Here’s an entertaining and fact-and-interesting-speculation-filled post by Gary Brecher, The War Nerd about ISIS.
He’s got experience in the region and credibly asserts something that I inexpertly suspected ever since ISIS released videos of their first beheading of a westerner: that they are a bunch of morons.
I mean, really, what do you expect? Public opinion in the West was, and still is divided between those who want to intervene and those who want to stay out of it. But chopping someone’s head off on YouTube pretty much guarantees that the needle moves. And in the West it moves against you.
Of course it’s great at-home marketing. People who want to see the West embarrassed are delighted! Look at what these guys can do! Look at how impotent the West is! Yay Jihadists! Let’s go join them and chop off some heads! And rape some infidel women while we’re at it!
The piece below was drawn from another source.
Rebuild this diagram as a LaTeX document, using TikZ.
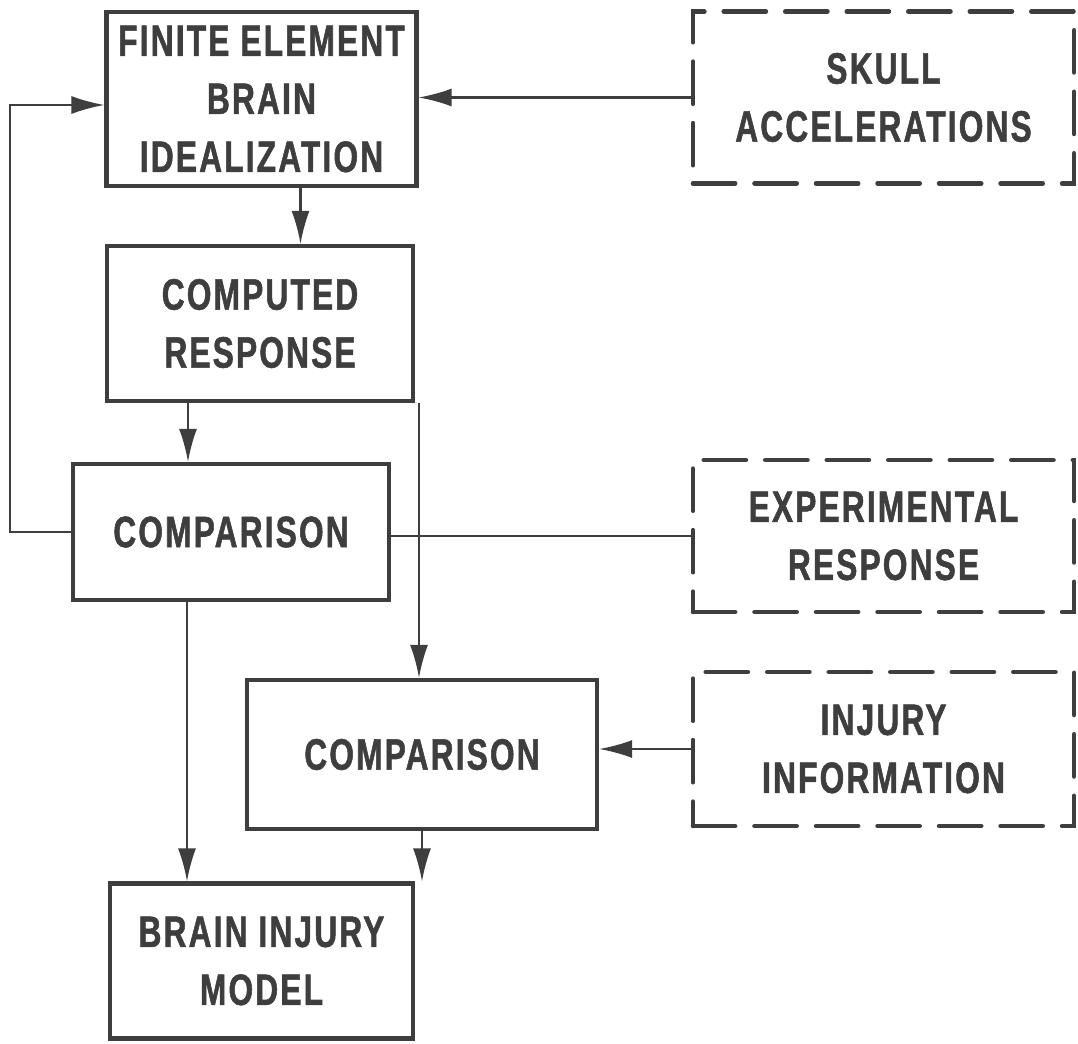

But in the West the video has a different effect. People convinced of the value of intervention become more convinced. People who are against intervention feel the ground on which they stand become less solid. Most important, people who are undecided decide. A few decide that you are dangerous and must be avoided. Most decide that you are dangerous and must be stopped. Too bad for you.
Then the writing is on the wall, and the back room politics start to work against you. Your important allies, the ones who have been secretly funding you, start to have second thoughts. They’re not backing a winner. They’re backing idiots.
And as the money dries up, so does whatever fighting capability you had. And your ability to raise more money. Because an Army without money is doomed, no matter how many wanna- be’s join their cause.
And then your grand narrative starts to unravel. You stop being the great hope of the Islamists: the carriers of the flag around which they will rally and restore historical greatness. Instead you become the latest and least credible of a long-line of might-have-been losers. Remember when Saddam was the great hope? Remember when Osama was? Where are they now?
Brecher’s an entertaining writer, and his analysis of what’s going on behind the scenes seems to conform to the latest facts I’ve been able to collect. “War Nerd” is a kind of cool handle.
Interesting background article for goings-on in Ferguson
How municipalities in St. Louis County, Mo., profit from poverty
I’m a former subscriber to Reason, the Economist and the Libertarian philosophy according to the Ayn Rand and the Cato institute. These are different, which I was too ignorant to realize at the time, and are flavors of what’s called Right Libertarianism. At least according to Wikipedia. There’s also Left Libertarianism, which includes “Libertarian Socialism” which any right-thinking Right Libertarian would consider an oxymoron.
I recently came across a long essay by someone who has thought the subject through in a much more rigorous way that I ever did and posted it on the Internet as “The Non-Libertarian FAQ,” with the provocative sub-title “aka Why I Hate Your Freedom.” It’s nearly 30,000 words loooong, but most of it is quite readable and all of it is thought provoking. At the end of the article he points to a refutation written to version 1 of the FAQ along with links to some other interesting resources.
Today I read something that also raises an interesting challenge to Right Libertarian thinking. Here’s a link to the entire article, and here’s the part that I saw quoted in a web discussion that led me to the article.
In the rights-based libertarian tradition, a situation in which one group of people has no other option but to work for another group of people is called “freedom” as long as that other group of people are called “property owners” and the working class is propertyless. I call it slavery, but to right-libertarians the opposite is slavery. Any redistribution to relieve people from forced work … supposedly reduces freedom
How did these propertyless people get into the position in which they have to work for the propertied? Over a long history, property owners use the force of the legal system to force, coerce, or interfere with other people, establishing “property rights” without the consent of or compensation for the people they thereby force into a state of propertyless. Before property rights, all were free from interference to use the resources of the Earth as they wished; under the type of property rights we have today and under the ideals envisioned by right-libertarians, “property owners” are free to interfere with any use the propertyless might make of the Earth’s resources. When everything is owned by someone else, the propertyless lose so much liberty that they’re unfree to work for themselves. They’re effectively born in debt, owning their labor to the to at least one member of the group that owns property. They face interference with anything in the world they might do for themselves unless and until they accept a subordinate position to a property owner? Doesn’t that make them unfree in the most negative sense of the term?
Right-libertarians usually get around this question by definitional fiat. The interference the rich do to the poor, when they say “We own the Earth and you don’t,” simply doesn’t count. It’s not interference because it doesn’t violate your rights. You have no right to the land; therefore, you have no right to be free from laboring for the people who do, and so we don’t even call it a loss [of] freedom when [we] use the force of the legal system to maintain that situation. The poor are always born in debt, every generation owing their labor to the propertied group, but that doesn’t make them “unfree” because they have no right to be free from being born into debt. I hope this makes my allegation of right-libertarian “newspeak” clear.